Favoriser l'embauche en CDI et réduire l'emploi précaire, notamment chez les jeunes: c'est désormais le principal objectif affiché par l'exécutif pour défendre les mesures du projet de loi travail sur les licenciements. Mais leur impact divise les économistes.
La réforme du code du travail, avec son volet sur l'assouplissement du temps de travail, était initialement présentée comme un outil d'amélioration de la compétitivité des entreprises et, in fine, de l'emploi.
Mais le tollé déclenché par le plafonnement des indemnités prud'homales et les dispositions précisant les motifs des licenciements économiques - rajoutées au dernier moment - a amené le gouvernement à recentrer son discours sur la lutte contre la "dualité" du marché du travail.
François Hollande l'a souligné la semaine dernière: l'objectif est de "permettre l'accès au marché du travail avec l'embauche en CDI plutôt qu'en CDD". Pour la ministre du travail, Myriam El Khomri, "il faut regarder la France telle qu'elle est aujourd'hui: près de neuf embauches sur dix se font en CDD".
En effet, si plus de 85% des salariés sont actuellement en CDI, le flux des embauches se fait majoritairement en CDD: en 2015, 87% des 23 millions de contrats signés l'ont été en CDD. Et 70% étaient inférieurs à un mois - avec une part majoritaire de réembauche.
Or, les contrats de moins d'un mois augmentent quand ceux de plus d'un mois diminuent, engendrant un phénomène de rotation extrême sur des contrats de plus en plus courts, ce qui accroît la précarité dont pâtissent essentiellement les jeunes, les femmes et les moins qualifiés.
Préciser dans la loi les motifs de licenciement économique et plafonner les indemnités prud'homales en cas de licenciement abusif devraient lever les réticences à embaucher en CDI parce que cela donnerait plus de "prévisibilité" aux petites entreprises, argue le gouvernement.
"Aujourd'hui, les conditions de la rupture, c'est ce qui différencie le CDD du CDI", affirme le ministre de l'Economie, Emmanuel Macron.

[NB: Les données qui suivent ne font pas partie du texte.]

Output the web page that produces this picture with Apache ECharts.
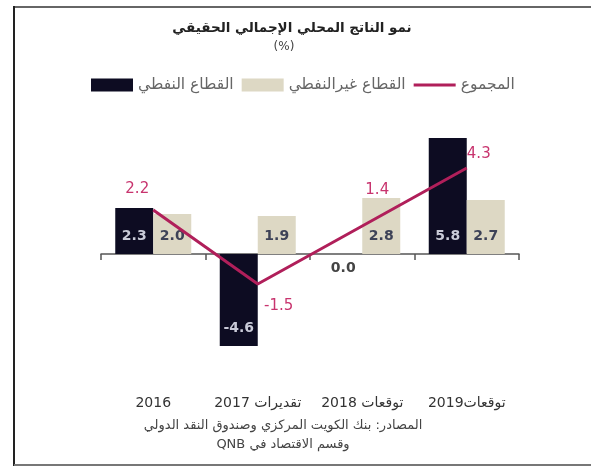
<!DOCTYPE html>
<html>
<head>
<meta charset="utf-8">
<script src="https://cdn.jsdelivr.net/npm/echarts@6/dist/echarts.min.js"></script>
<style>
html,body{margin:0;padding:0;background:#fff;}
#chart{width:591px;height:467px;}
</style>
</head>
<body>
<div id="chart"></div>
<script>
var categories = ['2016', 'تقديرات 2017', 'توقعات 2018', 'توقعات2019'];
var oilValues = [2.3, -4.6, 0.0, 5.8];
var nonOilValues = [2.0, 1.9, 2.8, 2.7];
var totalValues = [2.2, -1.5, 1.4, 4.3];
var seriesNames = ['القطاع النفطي', 'القطاع غيرالنفطي', 'المجموع'];
var titleText = 'نمو الناتج المحلي الإجمالي الحقيقي';
var subtitleText = '(%)';
var sourceLines = ['المصادر: بنك الكويت المركزي وصندوق النقد الدولي', 'وقسم الاقتصاد في QNB'];

var AR = '"DejaVu Sans", "Noto Sans", sans-serif';
function rtl(s) { return '\u2067' + s + '\u2069'; }
var totalLabelOffsets = [[-16, -21], [21, 22], [15, -36], [12, -14]];

var chart = echarts.init(document.getElementById('chart'), null, {renderer: 'canvas'});

var oilData = oilValues.map(function (v) {
  if (v === 0) {
    return {value: v, label: {position: 'bottom', distance: 7, color: '#444', fontWeight: 'bold'}};
  }
  return v;
});

var totalData = totalValues.map(function (v, i) {
  return {value: v, label: {offset: totalLabelOffsets[i]}};
});

chart.setOption({
  animation: false,
  backgroundColor: '#fff',
  title: [
    {text: rtl(titleText), left: 287, top: 16, textAlign: 'center',
     textStyle: {fontFamily: AR, fontSize: 13.5, fontWeight: 'bold', color: '#222'}},
    {text: subtitleText, left: 279, top: 36, textAlign: 'center',
     textStyle: {fontFamily: AR, fontSize: 12, fontWeight: 'normal', color: '#444'}},
    {text: sourceLines.map(rtl).join('\n'), left: 278, top: 411, textAlign: 'center',
     textStyle: {fontFamily: AR, fontSize: 13, fontWeight: 'normal', color: '#444', lineHeight: 19}}
  ],
  legend: {
    left: 91, top: 77, padding: 0,
    itemWidth: 42, itemHeight: 13, itemGap: 8,
    formatter: function (n) { return rtl(n); },
    textStyle: {fontFamily: AR, fontSize: 15.5, color: '#666'},
    data: [
      {name: seriesNames[0], icon: 'rect'},
      {name: seriesNames[1], icon: 'rect'},
      {name: seriesNames[2], icon: 'path://M0,0h0.01v0.01h-0.01Z M0,5h45v3h-45Z M44.99,12.99h0.01v0.01h-0.01Z'}
    ]
  },
  grid: {left: 101, right: 72, top: 114, height: 280, outerBoundsMode: 'none', containLabel: false},
  xAxis: [
    {
      type: 'category',
      data: categories,
      axisLine: {onZero: true, lineStyle: {color: '#555', width: 1.5}},
      axisTick: {show: true, length: 6, lineStyle: {color: '#555', width: 1.5}},
      axisLabel: {show: false},
      splitLine: {show: false}
    },
    {
      type: 'category',
      position: 'bottom',
      data: categories,
      axisLine: {show: false, onZero: false},
      axisTick: {show: false},
      axisLabel: {show: true, margin: 2, interval: 0, fontFamily: AR, fontSize: 14, color: '#333',
                  formatter: function (v) { return rtl(v); }},
      splitLine: {show: false}
    }
  ],
  yAxis: {
    type: 'value', min: -7, max: 7, show: false,
    splitLine: {show: false}
  },
  series: [
    {
      name: seriesNames[0], type: 'bar', data: oilData,
      barWidth: 38, barGap: '0%',
      itemStyle: {color: '#0d0c22'},
      label: {show: true, position: 'insideBottom', distance: 11, fontFamily: AR, fontSize: 14,
              fontWeight: 'bold', color: '#c9cbd8', formatter: function (p) { return p.value.toFixed(1); }}
    },
    {
      name: seriesNames[1], type: 'bar', data: nonOilValues,
      barWidth: 38, barGap: '0%',
      itemStyle: {color: '#ddd8c4'},
      label: {show: true, position: 'insideBottom', distance: 11, fontFamily: AR, fontSize: 14,
              fontWeight: 'bold', color: '#3d4257', formatter: function (p) { return p.value.toFixed(1); }}
    },
    {
      name: seriesNames[2], type: 'line', data: totalData,
      symbol: 'circle', symbolSize: 0.1, showSymbol: true,
      itemStyle: {color: '#b01f5a'},
      lineStyle: {color: '#b01f5a', width: 3},
      z: 5,
      label: {show: true, position: 'inside', fontFamily: AR, fontSize: 15,
              color: '#c8346e', formatter: function (p) { return p.value.toFixed(1); }}
    }
  ],
  graphic: [
    {type: 'line', shape: {x1: 14, y1: 7, x2: 591, y2: 7}, style: {stroke: '#666', lineWidth: 2}, silent: true},
    {type: 'line', shape: {x1: 14, y1: 6, x2: 14, y2: 466}, style: {stroke: '#222', lineWidth: 2}, silent: true},
    {type: 'line', shape: {x1: 14, y1: 465, x2: 591, y2: 465}, style: {stroke: '#777', lineWidth: 2}, silent: true}
  ]
});
</script>
</body>
</html>
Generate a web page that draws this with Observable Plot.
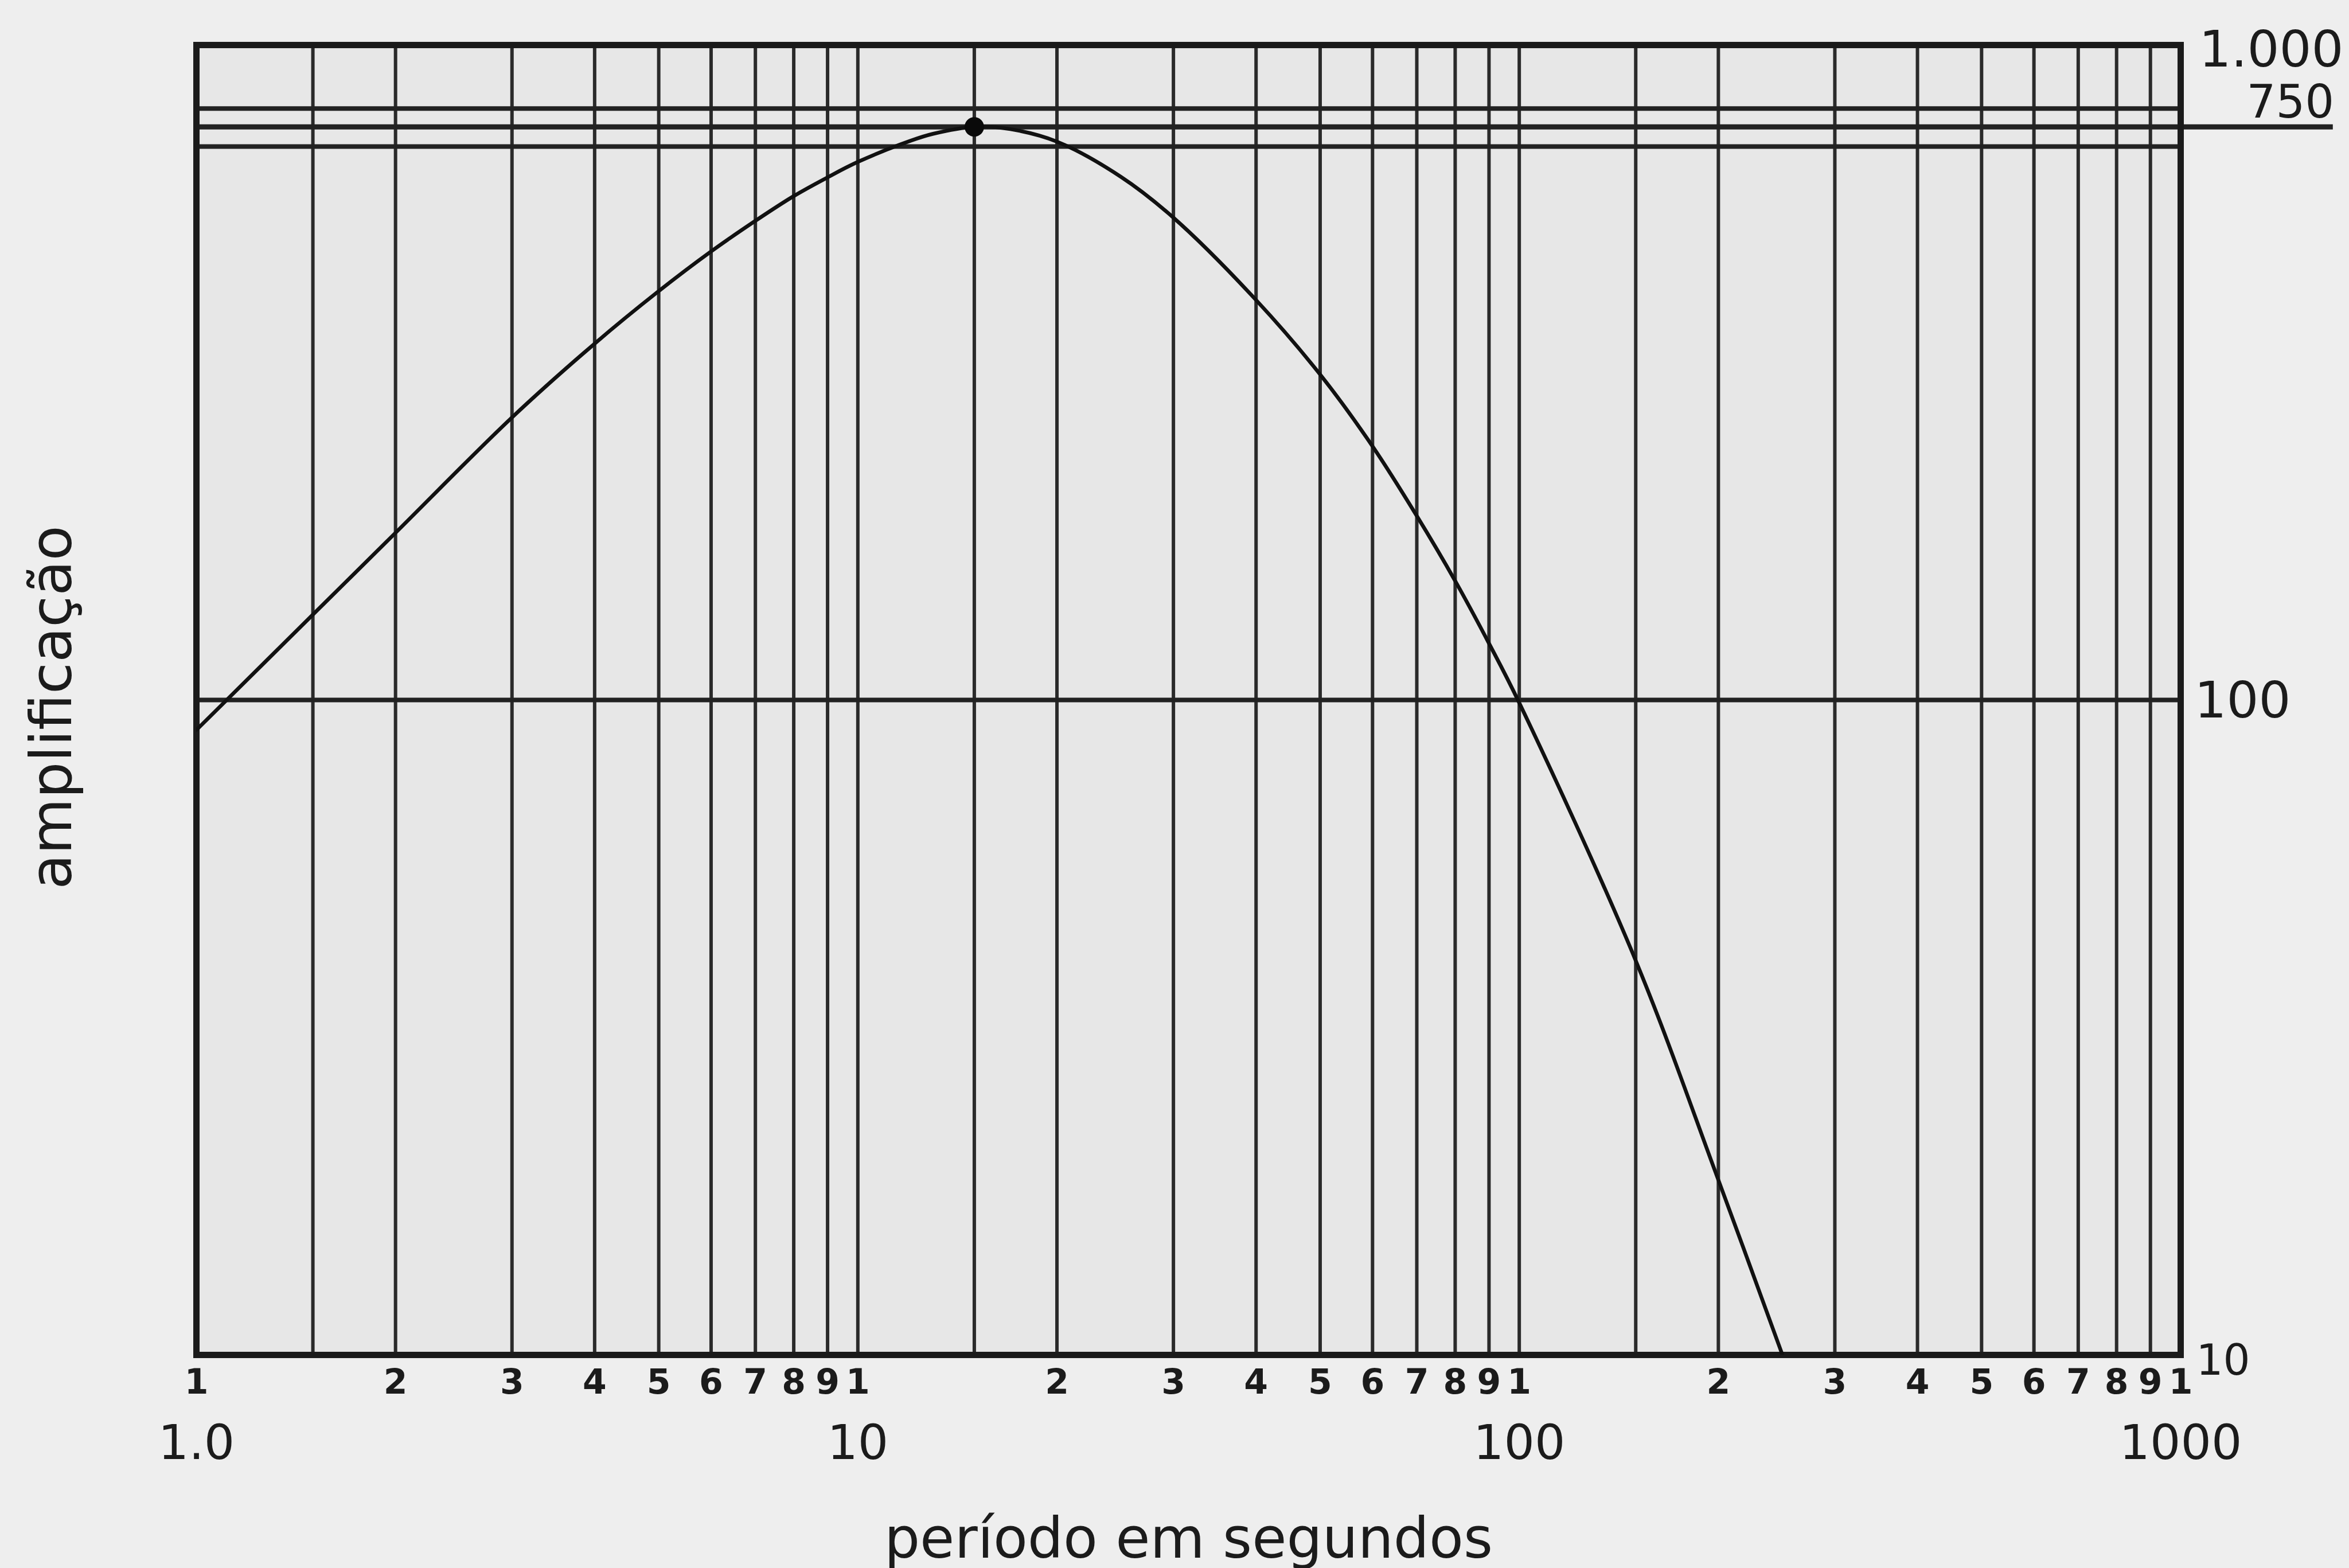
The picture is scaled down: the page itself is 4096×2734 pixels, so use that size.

- Plus de licenciements dans les grands groupes ? -
Dans une tribune au Monde, une trentaine d'économistes (Pierre Cahuc, Elie Cohen, Olivier Blanchard...) soutiennent ces mesures comme une "avancée pour les plus fragiles".
Avec la législation actuelle, écrivent-ils, les employeurs sont "incapables de prévoir précisément le coût des fins de CDI, tant le montant des indemnités octroyées par les prud'hommes relève d'une logique difficilement prévisible: entre un et dix mois de salaire".
En "levant ces incertitudes", la crainte d'embaucher en CDI serait bien moindre, disent-ils, s'appuyant sur l'exemple de l'Espagne: ce pays, qui a adopté "une loi similaire en 2012, a connu un surcroît de 300.000 embauches en CDI dès l'année suivante", surtout dans les PME, bénéficiant "en priorité aux personnes abonnées au CDD, ce qui a permis de réduire les pertes d'emploi".
Mais, selon Mathieu Plane de l'OFCE, cela ne jouerait qu'à la marge sur la segmentation du marché du travail: "les licenciements économiques ne représentent que 25% des licenciements. Et 98% d'entre eux ne donnent pas lieu à un recours juridique: ce ne sont donc pas eux qui freinent l'embauche".
"Ça n'est pas le contrat de travail qui détermine le niveau de l'emploi, mais l'activité, le coût du travail et la durée", explique cet économiste à l'AFP. Dans le contexte fragile actuel, le risque serait plutôt de voir une "augmentation des licenciements boursiers dans les grands groupes". Et donc de précariser en premier lieu les salariés en CDI.
Patrick Liébus, patron de la Capeb (artisans du bâtiment), va dans le même sens: "nos petites structures n'ont pas de mal aujourd'hui à prouver au juge leurs difficultés économiques. Préciser les motifs des licenciements économiques dans la loi semble donc davantage fait pour faciliter les licenciements dans les grandes boîtes".
Dans une autre tribune au Monde, une vingtaine d'économistes (Thomas Piketty, Philippe Askenazy, Dominique Méda...) opposants au projet El Khomri, soulignent que "la durée de vie extrêmement courte des CDD rend peu probable leur transformation en CDI".
Plutôt que le modèle espagnol, ils préfèrent regarder vers le modèle allemand, "où la protection de l'emploi en CDI est bien plus forte qu'en France", avec un taux de chômage pourtant très bas.